A man sits at the bar, reading his paper, drinking coffee. If he looked up, he’d notice another man, clearly visible through the plateglass window behind the bar. Rubber-booted and hip-deep in a gooey concoction, this man is standing in a 700-gallon stainless steel tank with a shovel and a hose. He is Rob Rafferty, a brewery assistant, and his current job is to clean the vat of mash, a gloppy porridge that is left over from the first step in making what will be Brown’s Pale Ale.
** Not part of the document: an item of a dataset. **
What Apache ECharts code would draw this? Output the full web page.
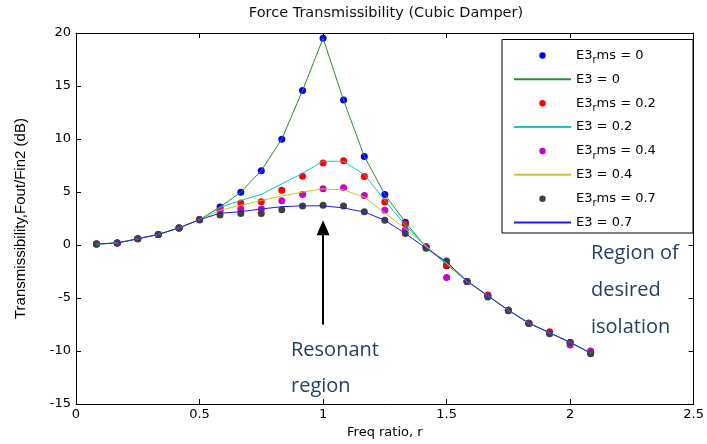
<!DOCTYPE html>
<html>
<head>
<meta charset="utf-8">
<script src="https://cdn.jsdelivr.net/npm/echarts@6/dist/echarts.min.js"></script>
<style>html,body{margin:0;padding:0;background:#fff}#c{width:707px;height:444px}</style>
</head>
<body>
<div id="c"></div>
<script>
// Frequency ratio r
const freqRatio = [0.083,0.167,0.25,0.333,0.417,0.5,0.583,0.667,0.75,0.833,0.917,1.0,1.083,1.167,1.25,1.333,1.417,1.5,1.583,1.667,1.75,1.833,1.917,2.0,2.083];

// Transmissibility (dB) — RMS (dots) and E3 (lines)
const rms0  = [0.09,0.2,0.59,1.0,1.62,2.4,3.59,4.99,7.02,9.99,14.58,19.5,13.67,8.36,4.78,2.15,-0.19,-1.95,-3.43,-4.78,-6.15,-7.37,-8.27,-9.18,-10.18];
const e3_0  = [0.09,0.2,0.59,1.0,1.62,2.4,3.59,4.99,7.02,9.99,14.58,19.5,13.67,8.36,4.78,2.15,-0.19,-1.8,-3.43,-4.78,-6.15,-7.37,-8.27,-9.18,-10.18];
const rms02 = [0.09,0.2,0.59,1.0,1.62,2.4,3.34,3.96,4.09,5.18,6.49,7.74,7.96,6.46,4.06,1.97,-0.15,-1.9,-3.43,-4.7,-6.15,-7.37,-8.17,-9.18,-10.1];
const e3_02 = [0.09,0.2,0.59,1.0,1.62,2.4,3.55,4.21,4.78,5.78,6.77,7.9,7.9,6.65,4.21,1.87,-0.15,-1.75,-3.43,-4.78,-6.15,-7.37,-8.27,-9.18,-10.18];
const rms04 = [0.09,0.2,0.59,1.0,1.62,2.4,3.21,3.4,3.4,4.18,4.78,5.31,5.4,4.68,3.28,1.45,-0.16,-3.06,-3.43,-4.78,-6.15,-7.37,-8.27,-9.43,-10.0];
const e3_04 = [0.09,0.2,0.59,1.0,1.62,2.4,3.28,3.75,4.21,4.62,5.0,5.3,5.2,4.53,3.03,1.56,-0.1,-1.7,-3.43,-4.78,-6.15,-7.37,-8.27,-9.18,-10.18];
const rms07 = [0.09,0.2,0.59,1.0,1.62,2.37,2.84,2.97,2.97,3.34,3.68,3.75,3.68,3.15,2.34,1.1,-0.3,-1.5,-3.43,-4.9,-6.2,-7.4,-8.37,-9.18,-10.24];
const e3_07 = [0.09,0.2,0.59,1.0,1.62,2.4,3.0,3.15,3.4,3.62,3.7,3.7,3.5,3.12,2.34,1.09,-0.3,-1.6,-3.4,-4.78,-6.15,-7.37,-8.27,-9.18,-10.18];

const xTicks = [0, 0.5, 1, 1.5, 2, 2.5];
const yTicks = [-15, -10, -5, 0, 5, 10, 15, 20];

const dotNames  = ['E3rms = 0', 'E3rms = 0.2', 'E3rms = 0.4', 'E3rms = 0.7'];
const lineNames = ['E3 = 0', 'E3 = 0.2', 'E3 = 0.4', 'E3 = 0.7'];
const dotColors  = ['#0000ff', '#ff0000', '#cc00cc', '#404040'];
const lineColors = ['#2a8c2a', '#10c8c8', '#c8c820', '#1a1aff'];
const dotData  = [rms0, rms02, rms04, rms07];
const lineData = [e3_0, e3_02, e3_04, e3_07];

// Arrow annotation (data coords)
const arrowX = 1.0, arrowFrom = -7.5, arrowShaftTop = 1.0, arrowHead = 1.64;

const pair = (ys) => ys.map((v, i) => [freqRatio[i], v]);

const series = [];
const legendData = [];
for (let i = 0; i < 4; i++) {
  series.push({
    name: dotNames[i], type: 'line', data: pair(dotData[i]),
    symbol: 'circle', symbolSize: 7, showSymbol: true,
    itemStyle: { color: dotColors[i] },
    lineStyle: { width: 0, opacity: 0 },
    emphasis: { disabled: true }, z: 2
  });
  legendData.push({ name: dotNames[i] });
  series.push({
    name: lineNames[i], type: 'line', data: pair(lineData[i]),
    symbol: 'none', showSymbol: false,
    itemStyle: { color: lineColors[i] },
    lineStyle: { width: 1, color: lineColors[i] },
    emphasis: { disabled: true }, z: 3
  });
  legendData.push({ name: lineNames[i], itemStyle: { opacity: 0 } });
}
const last = series[series.length - 1];
last.markLine = {
  silent: true, animation: false,
  symbol: ['none', 'none'],
  label: { show: false },
  lineStyle: { color: '#000', width: 2, type: 'solid' },
  emphasis: { disabled: true },
  data: [[{ coord: [arrowX, arrowFrom] }, { coord: [arrowX, arrowShaftTop] }]]
};
last.markPoint = {
  silent: true, animation: false,
  symbol: 'triangle', symbolSize: [13, 15],
  label: { show: false },
  itemStyle: { color: '#000' },
  emphasis: { disabled: true },
  data: [{ coord: [arrowX, arrowHead] }]
};

const chart = echarts.init(document.getElementById('c'), null, { renderer: 'canvas' });
const axisCommon = {
  axisLine: { show: true, onZero: false, lineStyle: { color: '#000', width: 1 } },
  axisTick: { show: true, inside: true, length: 5, lineStyle: { color: '#000' } },
  splitLine: { show: false }
};
chart.setOption({
  animation: false,
  backgroundColor: '#fff',
  title: {
    text: 'Force Transmissibility (Cubic Damper)',
    left: 386, textAlign: 'center', top: 6, padding: 0,
    textStyle: { fontFamily: 'DejaVu Sans', fontSize: 14.5, fontWeight: 'normal', color: '#111' }
  },
  grid: { left: 76, right: 10, top: 33, bottom: 39.5, containLabel: false },
  xAxis: [
    Object.assign({}, axisCommon, {
      type: 'value', min: xTicks[0], max: xTicks[xTicks.length - 1], interval: 0.5, position: 'bottom',
      name: 'Freq ratio, r', nameLocation: 'middle', nameGap: 21,
      nameTextStyle: { fontFamily: 'DejaVu Sans', fontSize: 13, color: '#000' },
      axisLabel: { fontFamily: 'DejaVu Sans', fontSize: 13, color: '#000', margin: 4 }
    }),
    Object.assign({}, axisCommon, {
      type: 'value', min: xTicks[0], max: xTicks[xTicks.length - 1], interval: 0.5, position: 'top',
      axisLabel: { show: false }
    })
  ],
  yAxis: [
    Object.assign({}, axisCommon, {
      type: 'value', min: yTicks[0], max: yTicks[yTicks.length - 1], interval: 5, position: 'left',
      name: 'Transmissibility,Fout/Fin2 (dB)', nameLocation: 'middle', nameGap: 48, nameRotate: 90,
      nameTextStyle: { fontFamily: 'Liberation Sans', fontSize: 15, color: '#000' },
      axisLabel: { fontFamily: 'DejaVu Sans', fontSize: 13, color: '#000', margin: 5 }
    }),
    Object.assign({}, axisCommon, {
      type: 'value', min: yTicks[0], max: yTicks[yTicks.length - 1], interval: 5, position: 'right',
      axisLabel: { show: false }
    })
  ],
  legend: {
    orient: 'vertical', left: 513, top: 49, padding: 0,
    itemWidth: 57, itemHeight: 8, itemGap: 7.37,
    selectedMode: false,
    data: legendData,
    formatter: function (name) {
      if (name.indexOf('rms') >= 0) {
        return '{a|E3}{s|r}{a|' + name.replace('E3rms', 'ms') + '}';
      }
      return '{a|' + name + '}{s| }';
    },
    textStyle: {
      fontFamily: 'DejaVu Sans', fontSize: 13, color: '#000',
      rich: {
        a: { fontFamily: 'DejaVu Sans', fontSize: 13, color: '#000', lineHeight: 20 },
        s: { fontFamily: 'DejaVu Sans', fontSize: 10, color: '#000', lineHeight: 3, verticalAlign: 'bottom' }
      }
    }
  },
  graphic: [
    { type: 'rect', z: 3, shape: { x: 502, y: 39.5, width: 191, height: 193.5 },
      style: { fill: '#fff', stroke: '#000', lineWidth: 1 } },
    { type: 'text', z: 5, x: 291, y: 350, style: { text: 'Resonant', fontFamily: 'Open Sans', fontSize: 20, fill: '#243f63', verticalAlign: 'middle' } },
    { type: 'text', z: 5, x: 291, y: 386, style: { text: 'region', fontFamily: 'Open Sans', fontSize: 20, fill: '#243f63', verticalAlign: 'middle' } },
    { type: 'text', z: 5, x: 591, y: 253, style: { text: 'Region of', fontFamily: 'Open Sans', fontSize: 20, fill: '#243f63', verticalAlign: 'middle' } },
    { type: 'text', z: 5, x: 591, y: 290, style: { text: 'desired', fontFamily: 'Open Sans', fontSize: 20, fill: '#243f63', verticalAlign: 'middle' } },
    { type: 'text', z: 5, x: 591, y: 327, style: { text: 'isolation', fontFamily: 'Open Sans', fontSize: 20, fill: '#243f63', verticalAlign: 'middle' } }
  ],
  series: series
});
</script>
</body>
</html>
Scenes like this are familiar to beer connoisseurs up and down the Hudson Valley. At least eight small, local craft breweries and brewpubs dot the landscape from Troy all the way to Pearl River. Some, like Brown’s, have been around almost two decades, nearly from the time of the Big Bang of the U.S. craft beer explosion. Others, like Cave Mountain Brewing in Windham, are just getting their sudsy feet wet. They serve English-style beers, Belgian-style beers, German-style beers, beers made of wheat and barley and rye, beers flavored with chocolate and pumpkin and maple syrup, extra-hoppy India Pale Ales and extra-fruity cranberry white ales, Wassails in winter and hefeweizens in summer, and whatever else the brewer fancies that day.
— King Gambrinus of Brabent, the patron saint of brewers
What they don’t make is thin, pale, tasteless, American-style beer. (“Why is American beer served cold?” the old beermaker’s joke goes. “So you can tell it from urine.”) And while thin, pale, tasteless, American-style beer still accounts for about 96 percent of all beer sales in this country, the remaining four percent who drink craft beers — a number that likely skews a bit higher in regions like the Hudson Valley — do so with a passion and devotion that can sometimes border on the religious. They complain when a personal favorite is dropped from the rotation. They pester while awaiting a seasonal style. They expect to see brewers like Rafferty mucking about with shovels and hoses in the background.
As more than one of the Hudson Valley’s humble brewers pointed out, “We don’t own our beers. Our customers own our beers.”